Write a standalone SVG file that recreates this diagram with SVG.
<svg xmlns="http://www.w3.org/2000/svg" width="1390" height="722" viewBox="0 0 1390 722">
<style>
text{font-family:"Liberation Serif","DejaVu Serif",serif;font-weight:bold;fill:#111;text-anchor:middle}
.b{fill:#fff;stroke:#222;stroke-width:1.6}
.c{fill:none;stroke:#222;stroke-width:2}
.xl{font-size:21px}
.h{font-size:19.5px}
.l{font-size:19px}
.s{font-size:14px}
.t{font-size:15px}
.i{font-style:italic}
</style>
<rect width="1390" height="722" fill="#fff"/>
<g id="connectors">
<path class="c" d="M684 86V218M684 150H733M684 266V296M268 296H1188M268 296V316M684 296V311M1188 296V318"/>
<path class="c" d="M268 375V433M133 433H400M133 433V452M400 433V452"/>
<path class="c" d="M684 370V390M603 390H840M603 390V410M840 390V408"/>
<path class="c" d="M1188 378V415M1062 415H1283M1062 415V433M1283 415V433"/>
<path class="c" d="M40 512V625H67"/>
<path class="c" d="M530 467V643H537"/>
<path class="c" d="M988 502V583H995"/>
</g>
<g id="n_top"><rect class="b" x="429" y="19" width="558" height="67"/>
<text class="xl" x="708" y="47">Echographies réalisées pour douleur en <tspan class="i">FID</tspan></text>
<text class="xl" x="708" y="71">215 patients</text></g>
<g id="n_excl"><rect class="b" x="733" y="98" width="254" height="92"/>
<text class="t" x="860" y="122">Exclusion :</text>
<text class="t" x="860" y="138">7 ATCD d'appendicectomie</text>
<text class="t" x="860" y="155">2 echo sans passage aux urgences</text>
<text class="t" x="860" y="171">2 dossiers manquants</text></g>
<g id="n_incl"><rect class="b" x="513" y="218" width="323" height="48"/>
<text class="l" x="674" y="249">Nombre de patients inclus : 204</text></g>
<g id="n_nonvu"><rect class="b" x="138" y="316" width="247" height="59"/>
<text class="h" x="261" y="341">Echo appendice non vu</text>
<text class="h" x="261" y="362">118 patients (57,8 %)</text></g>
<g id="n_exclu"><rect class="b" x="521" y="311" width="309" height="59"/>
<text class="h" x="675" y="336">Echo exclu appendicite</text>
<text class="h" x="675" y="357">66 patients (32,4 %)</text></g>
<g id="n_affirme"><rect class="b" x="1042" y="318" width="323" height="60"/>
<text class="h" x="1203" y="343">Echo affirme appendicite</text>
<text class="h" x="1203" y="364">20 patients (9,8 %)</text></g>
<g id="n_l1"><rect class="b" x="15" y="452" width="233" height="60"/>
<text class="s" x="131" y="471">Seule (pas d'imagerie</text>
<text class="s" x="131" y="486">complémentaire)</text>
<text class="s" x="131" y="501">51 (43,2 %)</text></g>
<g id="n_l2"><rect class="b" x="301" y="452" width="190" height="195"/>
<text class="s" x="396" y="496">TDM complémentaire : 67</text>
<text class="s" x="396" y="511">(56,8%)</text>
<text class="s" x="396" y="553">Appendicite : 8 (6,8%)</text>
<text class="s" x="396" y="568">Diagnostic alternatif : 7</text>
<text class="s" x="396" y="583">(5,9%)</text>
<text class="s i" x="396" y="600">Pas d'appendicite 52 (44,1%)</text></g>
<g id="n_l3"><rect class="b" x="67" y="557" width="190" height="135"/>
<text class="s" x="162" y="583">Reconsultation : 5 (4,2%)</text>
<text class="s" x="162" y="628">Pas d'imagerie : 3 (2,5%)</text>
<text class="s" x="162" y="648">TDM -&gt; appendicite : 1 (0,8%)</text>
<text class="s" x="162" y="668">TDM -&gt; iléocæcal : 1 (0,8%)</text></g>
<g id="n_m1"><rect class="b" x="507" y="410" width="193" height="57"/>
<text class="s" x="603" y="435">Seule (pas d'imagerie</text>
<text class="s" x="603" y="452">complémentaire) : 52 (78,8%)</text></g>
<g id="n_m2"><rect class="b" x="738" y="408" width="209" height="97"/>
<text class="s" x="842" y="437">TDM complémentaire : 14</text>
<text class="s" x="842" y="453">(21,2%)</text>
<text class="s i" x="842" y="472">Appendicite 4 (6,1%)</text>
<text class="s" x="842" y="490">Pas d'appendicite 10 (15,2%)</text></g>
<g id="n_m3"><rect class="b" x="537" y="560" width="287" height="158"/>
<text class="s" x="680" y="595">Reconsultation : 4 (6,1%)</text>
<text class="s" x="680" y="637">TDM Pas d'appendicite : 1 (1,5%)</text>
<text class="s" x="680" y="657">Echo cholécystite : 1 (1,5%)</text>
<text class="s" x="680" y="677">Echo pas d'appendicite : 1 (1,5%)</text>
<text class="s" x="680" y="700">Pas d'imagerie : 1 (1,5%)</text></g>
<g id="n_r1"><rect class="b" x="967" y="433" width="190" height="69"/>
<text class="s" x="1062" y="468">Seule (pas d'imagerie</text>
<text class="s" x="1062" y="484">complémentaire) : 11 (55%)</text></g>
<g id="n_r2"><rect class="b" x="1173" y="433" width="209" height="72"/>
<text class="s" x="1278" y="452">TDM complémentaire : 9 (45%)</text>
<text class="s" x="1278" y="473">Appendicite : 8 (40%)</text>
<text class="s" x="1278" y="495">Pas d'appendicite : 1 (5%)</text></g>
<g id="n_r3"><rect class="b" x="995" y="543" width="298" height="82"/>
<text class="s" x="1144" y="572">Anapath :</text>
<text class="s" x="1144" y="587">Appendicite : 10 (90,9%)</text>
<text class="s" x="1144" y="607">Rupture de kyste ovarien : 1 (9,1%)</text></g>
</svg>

────────

§ PROBLEM DETAILS
All of the material above needs to be retyped word for word.

§ TASK OUTPUT
Write a standalone SVG file that recreates this diagram with SVG.
<svg xmlns="http://www.w3.org/2000/svg" width="1390" height="722" viewBox="0 0 1390 722">
<style>
text{font-family:"Liberation Serif","DejaVu Serif",serif;font-weight:bold;fill:#111;text-anchor:middle}
.b{fill:#fff;stroke:#222;stroke-width:1.6}
.c{fill:none;stroke:#222;stroke-width:2}
.xl{font-size:21px}
.h{font-size:19.5px}
.l{font-size:19px}
.s{font-size:14px}
.t{font-size:15px}
.i{font-style:italic}
</style>
<rect width="1390" height="722" fill="#fff"/>
<g id="connectors">
<path class="c" d="M684 86V218M684 150H733M684 266V296M268 296H1188M268 296V316M684 296V311M1188 296V318"/>
<path class="c" d="M268 375V433M133 433H400M133 433V452M400 433V452"/>
<path class="c" d="M684 370V390M603 390H840M603 390V410M840 390V408"/>
<path class="c" d="M1188 378V415M1062 415H1283M1062 415V433M1283 415V433"/>
<path class="c" d="M40 512V625H67"/>
<path class="c" d="M530 467V643H537"/>
<path class="c" d="M988 502V583H995"/>
</g>
<g id="n_top"><rect class="b" x="429" y="19" width="558" height="67"/>
<text class="xl" x="708" y="47">Echographies réalisées pour douleur en <tspan class="i">FID</tspan></text>
<text class="xl" x="708" y="71">215 patients</text></g>
<g id="n_excl"><rect class="b" x="733" y="98" width="254" height="92"/>
<text class="t" x="860" y="122">Exclusion :</text>
<text class="t" x="860" y="138">7 ATCD d'appendicectomie</text>
<text class="t" x="860" y="155">2 echo sans passage aux urgences</text>
<text class="t" x="860" y="171">2 dossiers manquants</text></g>
<g id="n_incl"><rect class="b" x="513" y="218" width="323" height="48"/>
<text class="l" x="674" y="249">Nombre de patients inclus : 204</text></g>
<g id="n_nonvu"><rect class="b" x="138" y="316" width="247" height="59"/>
<text class="h" x="261" y="341">Echo appendice non vu</text>
<text class="h" x="261" y="362">118 patients (57,8 %)</text></g>
<g id="n_exclu"><rect class="b" x="521" y="311" width="309" height="59"/>
<text class="h" x="675" y="336">Echo exclu appendicite</text>
<text class="h" x="675" y="357">66 patients (32,4 %)</text></g>
<g id="n_affirme"><rect class="b" x="1042" y="318" width="323" height="60"/>
<text class="h" x="1203" y="343">Echo affirme appendicite</text>
<text class="h" x="1203" y="364">20 patients (9,8 %)</text></g>
<g id="n_l1"><rect class="b" x="15" y="452" width="233" height="60"/>
<text class="s" x="131" y="471">Seule (pas d'imagerie</text>
<text class="s" x="131" y="486">complémentaire)</text>
<text class="s" x="131" y="501">51 (43,2 %)</text></g>
<g id="n_l2"><rect class="b" x="301" y="452" width="190" height="195"/>
<text class="s" x="396" y="496">TDM complémentaire : 67</text>
<text class="s" x="396" y="511">(56,8%)</text>
<text class="s" x="396" y="553">Appendicite : 8 (6,8%)</text>
<text class="s" x="396" y="568">Diagnostic alternatif : 7</text>
<text class="s" x="396" y="583">(5,9%)</text>
<text class="s i" x="396" y="600">Pas d'appendicite 52 (44,1%)</text></g>
<g id="n_l3"><rect class="b" x="67" y="557" width="190" height="135"/>
<text class="s" x="162" y="583">Reconsultation : 5 (4,2%)</text>
<text class="s" x="162" y="628">Pas d'imagerie : 3 (2,5%)</text>
<text class="s" x="162" y="648">TDM -&gt; appendicite : 1 (0,8%)</text>
<text class="s" x="162" y="668">TDM -&gt; iléocæcal : 1 (0,8%)</text></g>
<g id="n_m1"><rect class="b" x="507" y="410" width="193" height="57"/>
<text class="s" x="603" y="435">Seule (pas d'imagerie</text>
<text class="s" x="603" y="452">complémentaire) : 52 (78,8%)</text></g>
<g id="n_m2"><rect class="b" x="738" y="408" width="209" height="97"/>
<text class="s" x="842" y="437">TDM complémentaire : 14</text>
<text class="s" x="842" y="453">(21,2%)</text>
<text class="s i" x="842" y="472">Appendicite 4 (6,1%)</text>
<text class="s" x="842" y="490">Pas d'appendicite 10 (15,2%)</text></g>
<g id="n_m3"><rect class="b" x="537" y="560" width="287" height="158"/>
<text class="s" x="680" y="595">Reconsultation : 4 (6,1%)</text>
<text class="s" x="680" y="637">TDM Pas d'appendicite : 1 (1,5%)</text>
<text class="s" x="680" y="657">Echo cholécystite : 1 (1,5%)</text>
<text class="s" x="680" y="677">Echo pas d'appendicite : 1 (1,5%)</text>
<text class="s" x="680" y="700">Pas d'imagerie : 1 (1,5%)</text></g>
<g id="n_r1"><rect class="b" x="967" y="433" width="190" height="69"/>
<text class="s" x="1062" y="468">Seule (pas d'imagerie</text>
<text class="s" x="1062" y="484">complémentaire) : 11 (55%)</text></g>
<g id="n_r2"><rect class="b" x="1173" y="433" width="209" height="72"/>
<text class="s" x="1278" y="452">TDM complémentaire : 9 (45%)</text>
<text class="s" x="1278" y="473">Appendicite : 8 (40%)</text>
<text class="s" x="1278" y="495">Pas d'appendicite : 1 (5%)</text></g>
<g id="n_r3"><rect class="b" x="995" y="543" width="298" height="82"/>
<text class="s" x="1144" y="572">Anapath :</text>
<text class="s" x="1144" y="587">Appendicite : 10 (90,9%)</text>
<text class="s" x="1144" y="607">Rupture de kyste ovarien : 1 (9,1%)</text></g>
</svg>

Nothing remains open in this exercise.